The outcome came as no surprise – soils conditioned by the Canadian milkvetch aided other species’ growth. Yet, anchored to the same soil overtime, the legume may, itself, suffer.

The second half of the trials transpired in a greenhouse, where McKenna planted the same plant species in differently treated, monoculture-conditioned soils – some heated and sterilized in order to remove biota from the soil. One grass species, switchgrass declined in the presence of soil biota, a deviation from the results in the field.

“What this told me was that there is probably an effect of generalist biota, or simply the presence of some soil biota, rather than species-specific biota,” McKenna said.

Conducted over the span of three years, McKenna’s in-field and controlled-environment tests evince that plant monocultures sap nutrients out of the soil to a cumulative magnitude that hampers their health. This limitation – more than the accumulation of species-specific soil biota – impacts subsequent growth.

Kathryn Yurkonis

A recent UND study of the complex interactions between prairie plants and soils could wield far-ranging and important implications for agriculture and land restoration.

Benefits to see and appreciate

McKenna and Yurkonis’ findings boast wide-ranging implications.

For a place like North Dakota, where nearly 40 million acres lie in farms, according to the 2012 census of agriculture, their work is vital.

Numerous crops mature in monocultures, a practice that may inadvertently decrease their yields while raising the cost of inputs such as herbicides and pesticides.

Understanding the interdependence between plants and the soil could transform the food industry, an effort that Yurkonis’ Grassland Ecology Lab has undertaken through collaborations with local growers.

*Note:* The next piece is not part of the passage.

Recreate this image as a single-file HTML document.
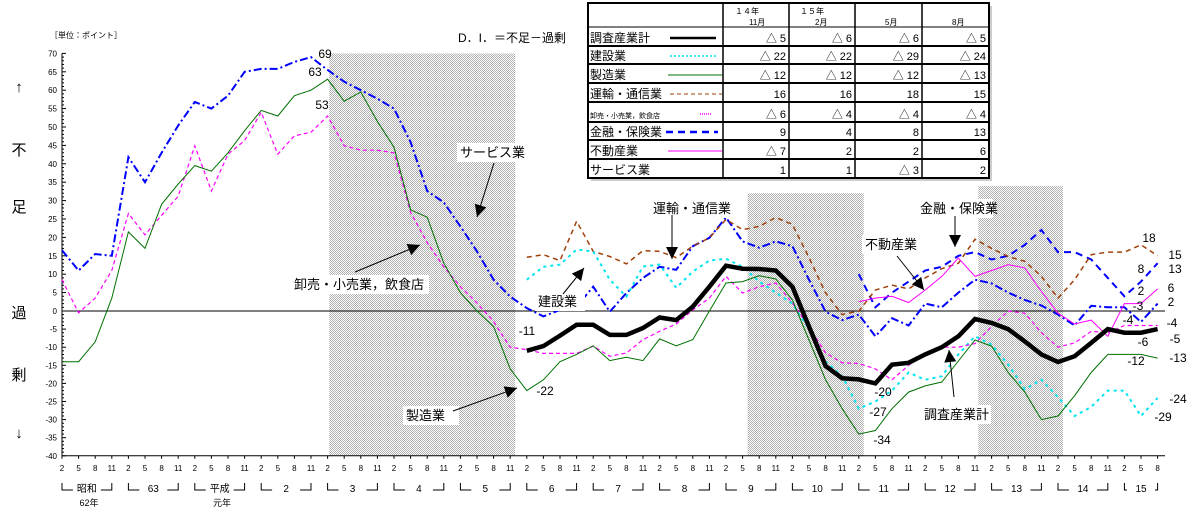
<!DOCTYPE html>
<html><head><meta charset="utf-8"><style>
html,body{margin:0;padding:0;background:#fff;}
svg{display:block;font-family:"Liberation Sans","Noto Sans CJK JP",sans-serif;}
</style></head><body>
<svg id="chart" width="1194" height="510" viewBox="0 0 1194 510" xmlns="http://www.w3.org/2000/svg">
<defs>
<pattern id="dither" width="2" height="2" patternUnits="userSpaceOnUse"><rect width="2" height="2" fill="#fff"/><rect width="1" height="1" fill="#b0b0b0"/><rect x="1" y="1" width="1" height="1" fill="#b0b0b0"/></pattern>
</defs>
<g id="shades"></g>
<g id="axes"></g>
<g id="series"></g>
<g id="annot"></g>
<g id="table"></g>
</svg>
<script>
// ---- data ----
const shadeStarts = [16.1, 41.3, 55.2];
const shadeEnds = [27.3, 48.3, 60.3];
const shadeTops = [70, 32, 34];
const yTicks = [70,65,60,55,50,45,40,35,30,25,20,15,10,5,0,-5,-10,-15,-20,-25,-30,-35,-40];
const quarterLabels = ["2","5","8","11"];
const yearLabels = ["昭和","63","平成","2","3","4","5","6","7","8","9","10","11","12","13","14","15"];
const manufacturing = [-14,-14,-8.5,3.5,21.5,17,29,34.5,39.5,38,43,49,54.5,53,58.5,60,63,57,59.5,51.5,44.5,27.5,25.5,13,5,0,-4.3,-16,-22,-19,-14,-12,-9.6,-13.7,-12.8,-13.7,-7.7,-9.6,-7.9,0,7.6,8,9.6,8.7,3,-8,-19,-27,-34,-33,-27,-22.4,-20.7,-19.6,-13.8,-8,-9.7,-17,-22.4,-30,-29,-23.4,-17,-12,-12,-12,-13];
const wholesale = [8.5,-0.5,3.5,11,26.5,20.7,26,31.2,44.9,32.6,42.6,46.3,54,42.6,47.6,48.6,53,44.9,43.7,43.7,43,26.8,18.6,12,6.6,2.2,-2.9,-10,-10.7,-11.7,-11.7,-11.7,-9.7,-12.5,-11.6,-7.9,-5.6,-3.6,0.3,3.5,9.4,4.9,6.6,7.6,2.2,-4.3,-11.6,-14.3,-14.5,-16,-19,-15,-12,-10,-10,-9,-4.3,0,-0.6,-6,-10,-8.8,-5.6,-6,-4,-4,-4];
const service = [16.5,11,15.5,15,41.8,35,43,50.4,56.8,55,58.5,65,65.8,65.8,67.7,69,65.5,62.3,60,57.7,55,45.9,32.6,29.5,23,16.2,8.5,3.9,0.8,-1.5,0.3,1.2,6.6,-0.2,4.9,9,12,11.2,17.6,19.9,25.4,18.9,17.2,18.9,17.6,8.5,-0.2,-2.5,-1,-7,-2,-4,2,1,5,8.5,7.5,5,3,1.5,-1,-4,1.4,1,1,-3,2];
const totalStart = 28;
const total = [-11,-9.7,-6.8,-3.8,-3.8,-6.6,-6.6,-4.7,-1.8,-2.5,1.2,6.6,12.3,11.5,11.4,11,6.6,-4.3,-15.2,-18.6,-18.9,-20,-14.8,-14.3,-12,-10,-7,-2.2,-3.3,-5,-8.4,-12,-14.1,-12.5,-8.8,-5,-6,-6,-5];
const transport = [14.6,15.3,13.7,24.4,16.2,14.8,12.8,16.4,16.2,14.5,17.6,19.9,24.9,22.1,23,25.4,23.5,14.5,4.9,-1,0,5.7,7,6,9,11.5,13,19.5,17,14.8,13.5,9.4,3.5,8.5,15.3,16,16,18,15];
const construction = [8.5,12,12.6,16.7,16.2,8.5,3.9,12.1,12.6,6.3,10.7,13.7,14.2,12,8,5,2,-5,-14,-18,-27,-25,-22,-17,-19,-18,-12,-7,-9.3,-14.8,-21.6,-19,-23.8,-29,-26.5,-22,-22,-29,-24];
const laterStart = 48;
const finance = [10,1,5,8,11,12,15,16,14,15,18,22,16,16,14,9,4,8,13];
const realEstate = [2.5,3.5,4,2.3,5.7,9.4,14.4,9.4,11,12.6,11.7,5.3,-0.6,-3.6,-2.5,-7,2,2,6];
const tableRows = ["調査産業計","建設業","製造業","運輸・通信業","卸売・小売業，飲食店","金融・保険業","不動産業","サービス業"];
const tableCols = ["11月","2月","5月","8月"];
const tableValues = [["△ 5","△ 6","△ 6","△ 5"],["△ 22","△ 22","△ 29","△ 24"],["△ 12","△ 12","△ 12","△ 13"],["16","16","18","15"],["△ 6","△ 4","△ 4","△ 4"],["9","4","8","13"],["△ 7","2","2","6"],["1","1","△ 3","2"]];

// ---- scales ----
const X0=62, DX=16.6;
function xs(i){return X0+DX*i;}
function ys(v){return 311 - (v>=0?3.68:3.62)*v;}
const NS="http://www.w3.org/2000/svg";
function mk(tag,attrs,parent,text){const e=document.createElementNS(NS,tag);for(const k in attrs)e.setAttribute(k,attrs[k]);if(text!==undefined)e.textContent=text;parent.appendChild(e);return e;}
const gS=document.getElementById('shades'),gA=document.getElementById('axes'),gSer=document.getElementById('series'),gN=document.getElementById('annot'),gT=document.getElementById('table');

// shading
shadeStarts.forEach((s,k)=>{
  const r=mk('rect',{x:xs(s),y:ys(shadeTops[k]),width:xs(shadeEnds[k])-xs(s),height:ys(-40)-ys(shadeTops[k]),fill:'url(#dither)'},gS);
  
  
});

// axes
const yAx=mk('line',{x1:X0,y1:ys(70),x2:X0,y2:ys(-40),stroke:'#000','stroke-width':1},gA);


const xAx=mk('line',{x1:X0,y1:ys(-40),x2:1165,y2:ys(-40),stroke:'#000','stroke-width':1},gA);


const zl=mk('line',{x1:X0,y1:311,x2:1165,y2:311,stroke:'#000','stroke-width':1},gA);


for(let v=-40;v<=70;v++){mk('line',{x1:X0,y1:ys(v),x2:X0+(v%5===0?4:2),y2:ys(v),stroke:'#000','stroke-width':1},gA);}
yTicks.forEach(v=>{const t=mk('text',{x:57,y:ys(v)+3,'font-size':8,'text-anchor':'end'},gA,String(v));
  
  });
for(let i=0;i<=66;i++){
  mk('line',{x1:xs(i),y1:ys(-40),x2:xs(i),y2:ys(-40)+3,stroke:'#000'},gA);
  const t=mk('text',{x:xs(i),y:471,'font-size':8,'text-anchor':'middle'},gA,quarterLabels[i%4]);
  
  
}
yearLabels.forEach((lab,k)=>{
  const a=xs(k*4), b=xs(Math.min(k*4+3,66));
  const mid=(a+b)/2;
  mk('path',{d:`M${a},483 V490 H${mid-14} M${b},483 V490 H${mid+14}`,stroke:'#000',fill:'none'},gA);
  const t=mk('text',{x:mid,y:492,'font-size':10,'text-anchor':'middle'},gA,lab);
  
  
});
mk('text',{x:89,y:506,'font-size':9,'text-anchor':'middle'},gA,'62年');
mk('text',{x:222,y:506,'font-size':9,'text-anchor':'middle'},gA,'元年');
["↑","不","足","過","剰","↓"].forEach((c,k)=>{const ys2=[92,155,212,318,380,438];
  const t=mk('text',{x:19,y:ys2[k],'font-size':15,'text-anchor':'middle'},gA,c);
  
  });
const u=mk('text',{x:50,y:38,'font-size':8},gA,'［単位：ポイント］');


const tt=mk('text',{x:458,y:42,'font-size':12},gA,'D．I．＝不足－過剰');



// series
function line(vals,start,style,name){
  const d=vals.map((v,k)=>(k?'L':'M')+xs(start+k).toFixed(1)+','+ys(v).toFixed(1)).join(' ');
  const p=mk('path',Object.assign({d:d,fill:'none'},style),gSer);
  
  
}
line(service,0,{stroke:'#0000ff','stroke-width':2,'stroke-dasharray':'8,3,2,3'},'service-line');
line(finance,laterStart,{stroke:'#0000ff','stroke-width':2,'stroke-dasharray':'7,5'},'finance-line');
line(transport,totalStart,{stroke:'#a0400a','stroke-width':1.5,'stroke-dasharray':'5,4'},'transport-line');
line(construction,totalStart,{stroke:'#00e5f0','stroke-width':2,'stroke-dasharray':'3,4'},'construction-line');
line(wholesale,0,{stroke:'#ff00ff','stroke-width':1.2,'stroke-dasharray':'4,3'},'wholesale-line');
line(realEstate,laterStart,{stroke:'#ff00ff','stroke-width':1},'real-estate-line');
line(manufacturing,0,{stroke:'#007000','stroke-width':1},'manufacturing-line');
line(total,totalStart,{stroke:'#000','stroke-width':4.5},'total-line');

// value labels
[["69",325,58],["63",315,76],["53",322,109],["-11",527,335],["-22",545,395],["-20",883,396],["-27",878,416],["-34",882,444],
 ["18",1149,242],["15",1175,259],["8",1141,273],["13",1175,273],["2",1141,295],["6",1171,292],["-3",1138,310],["2",1171,306],
 ["-4",1128,324],["-4",1172,327],["-6",1143,346],["-5",1175,343],["-12",1136,365],["-13",1178,362],["-24",1178,403],["-29",1163,421]
].forEach(a=>{const t=mk('text',{x:a[1],y:a[2],'font-size':12,'text-anchor':'middle'},gN,a[0]);
  
  });

// annotations
function ann(txt,tx,ty,w,x1,y1,x2,y2,name){
  mk('rect',{x:tx-3,y:ty-14,width:w,height:19,fill:'#fff'},gN);
  const t=mk('text',{x:tx,y:ty,'font-size':13},gN,txt);
  
  
  mk('line',{x1:x1,y1:y1,x2:x2,y2:y2,stroke:'#000'},gN);
  const ang=Math.atan2(y2-y1,x2-x1),L=12,W=6;
  const bx=x2-L*Math.cos(ang),by=y2-L*Math.sin(ang);
  mk('polygon',{points:`${x2},${y2} ${bx+W*Math.sin(ang)},${by-W*Math.cos(ang)} ${bx-W*Math.sin(ang)},${by+W*Math.cos(ang)}`,fill:'#000'},gN);
}
ann('サービス業',460,157,68,494,163,477,217,'service-annotation');
ann('卸売・小売業，飲食店',294,289,138,355,272,420,245,'wholesale-annotation');
ann('製造業',406,420,56,453,411,517,388,'manufacturing-annotation');
ann('建設業',538,306,50,563,294,584,268,'construction-annotation');
ann('運輸・通信業',653,213,78,672,215,672,259,'transport-annotation');
ann('不動産業',865,249,60,897,256,924,290,'real-estate-annotation');
ann('金融・保険業',920,213,76,955,216,955,247,'finance-annotation');
ann('調査産業計',924,419,70,954,397,949,350,'total-annotation');

// table
const TX=[588,723,789,855,922,989], TY=[3,27,46,64,83,102,122,140,159,178];
mk('rect',{x:591,y:6,width:401,height:175,fill:'#ccc'},gT);
const tb=mk('rect',{x:588,y:3,width:401,height:175,fill:'#fff',stroke:'#000','stroke-width':2},gT);


TY.slice(1,-1).forEach(y=>mk('line',{x1:588,y1:y,x2:989,y2:y,stroke:'#000','stroke-width':y===27?1:2},gT));
TX.slice(1,-1).forEach(x=>mk('line',{x1:x,y1:3,x2:x,y2:178,stroke:'#000','stroke-width':1.5},gT));
mk('text',{x:735,y:14,'font-size':8},gT,'１４年');
mk('text',{x:800,y:14,'font-size':8},gT,'１５年');
tableCols.forEach((c,k)=>{const t=mk('text',{x:TX[k+1]+(k<2?26:30),y:25,'font-size':8},gT,c);
  
  });
const sw=[{stroke:'#000','stroke-width':2.5},{stroke:'#00e5f0','stroke-width':1.5,'stroke-dasharray':'2,2'},{stroke:'#007000','stroke-width':1},{stroke:'#a0400a','stroke-width':1,'stroke-dasharray':'4,3'},{stroke:'#ff00ff','stroke-width':1.5,'stroke-dasharray':'1,1'},{stroke:'#0000ff','stroke-width':2.5,'stroke-dasharray':'7,5'},{stroke:'#ff00ff','stroke-width':1},null];
const swx=[[670,716],[670,716],[668,722],[670,722],[700,712],[666,718],[668,722]];
tableRows.forEach((r,k)=>{
  const yb=TY[k+2]-4;
  const t=mk('text',{x:590,y:yb,'font-size':k===4?7:12},gT,r);
  
  
  if(sw[k]) mk('line',Object.assign({x1:swx[k][0],y1:yb-4,x2:swx[k][1],y2:yb-4},sw[k]),gT);
  tableValues[k].forEach((v,c)=>{const tv=mk('text',{x:TX[c+2]-3,y:yb,'font-size':11,'text-anchor':'end'},gT,v);
    
    });
});
</script>
</body></html>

West of the Grand Forks Air Force Base, some of them are now blending soy beans with grasses to harvest the advantages of McKenna’s work, Yurkonis said.

In Kansas, McKenna is also focused on boosting the sustainability of agricultural systems. In a partnership with the Land Institute, the microbial ecology lab he works for is looking at the effects of perennial crops on soil communities, a pursuit informed by his experiments on the prairie.

“If you switch to a perennial crop and you plant it in a monoculture,” McKenna said, “it could have an accumulation of pathogens or a depletion of nutrients. That means that you may want to plant in a mixture rather than in a monoculture.”

McKenna and Yurkonis’ paper and subsequent research could also find applications in land restoration as well as pasture development. The combination of varied vegetation enriches the soil, which, in turn, stimulates plants’ lushness.

“The science that we are doing can help plant managers and farmers alike,” said Yurkonis. “It is a benefit that we see and appreciate in this work.”